Soon, however, the boy, Samuel, comes along in the story. Eli raises him, too, but Samuel takes seriously his role as minister and servant of the Lord. He walks a different path–a path that leads to hearing the Lord’s voice calling to him. He is faithful to God, and obedient to the word that God gives him.

The main difference is that one path was walked with God, and the other walked in contempt of God. I hope I can remember, when I am tempted to be jealous of others, that God has given me my particular path to walk, and that it is a good path, even if it is slower, smaller, or less spectacular in some ways than the path he gives to others.  I want to be like Samuel, who heard God, and like another Old Testament character, Enoch. He sure knew the right path to travel. Very little is known about him, except that he “walked with God, and then was no more.” Now, that is path of true success!





About Sonja Anderson

I write novels and short stories for children, and occasionally a book or article for adults, too. I grew up in Ohio, and I have lived in Chicago, Connecticut, Boston, Tokyo, and Seattle. The beautiful Pacific Northwest inspires me every day.
This entry was posted in Faith, Sophie's Quest, Writing and tagged , , , . Bookmark the permalink.
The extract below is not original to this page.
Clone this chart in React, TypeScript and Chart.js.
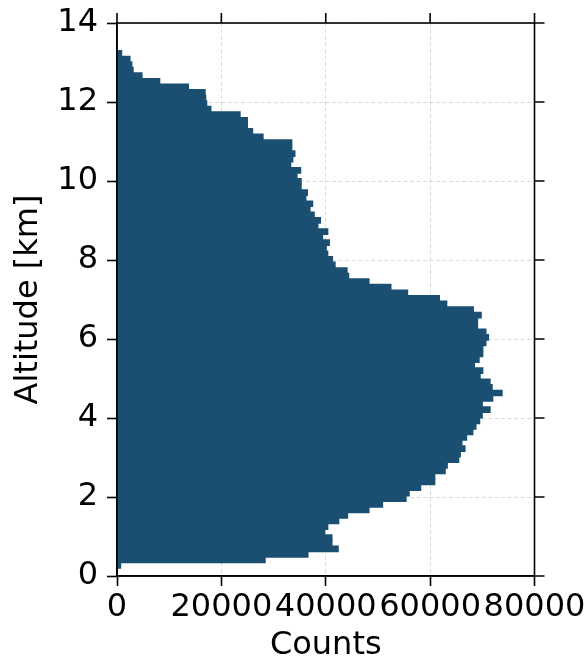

6 Responses to Whose Path are You On?

  1. onevoyse says:

    …and I LOVE this. Just when I think I’ve read one of your best, you rack up another one! The hardest thing for me, is to not run ahead of God’s plan, enjoy the rain that he brings to the season of writing. Ego drives competition in our hearts, and Sophie and Timley’s story is timeless. What is it you always say to me that it encourages me so much? It’ll come. Just wait it’ll come. Love your post, #it will come#soreal❤️

    Liked by 1 person

  2. Debbie Austin says:

    Wonderful, Sonja! Thank you for the encouragement. You know my very own struggle with this particular green-eyed monster this past week. My path is looking pretty nice right now. So glad I can see you on your path and can shout a resounding, heartfelt “HOORAY!” when I see your path with God leading you to exciting vistas and breathtaking views!


  3. Sonja, oh how I can relate. And if you can admit it, then I guess I can too. (Have you heard about the rabbit picture book that attracted a 7-figure deal!) Thanks for the reminder that we are all on our own paths–in publishing and in life. I am working hard to NOT compare my journey with other’s. After all, I have no idea what another person’s life is truly like behind their seemingly perfect publishing path. Great post!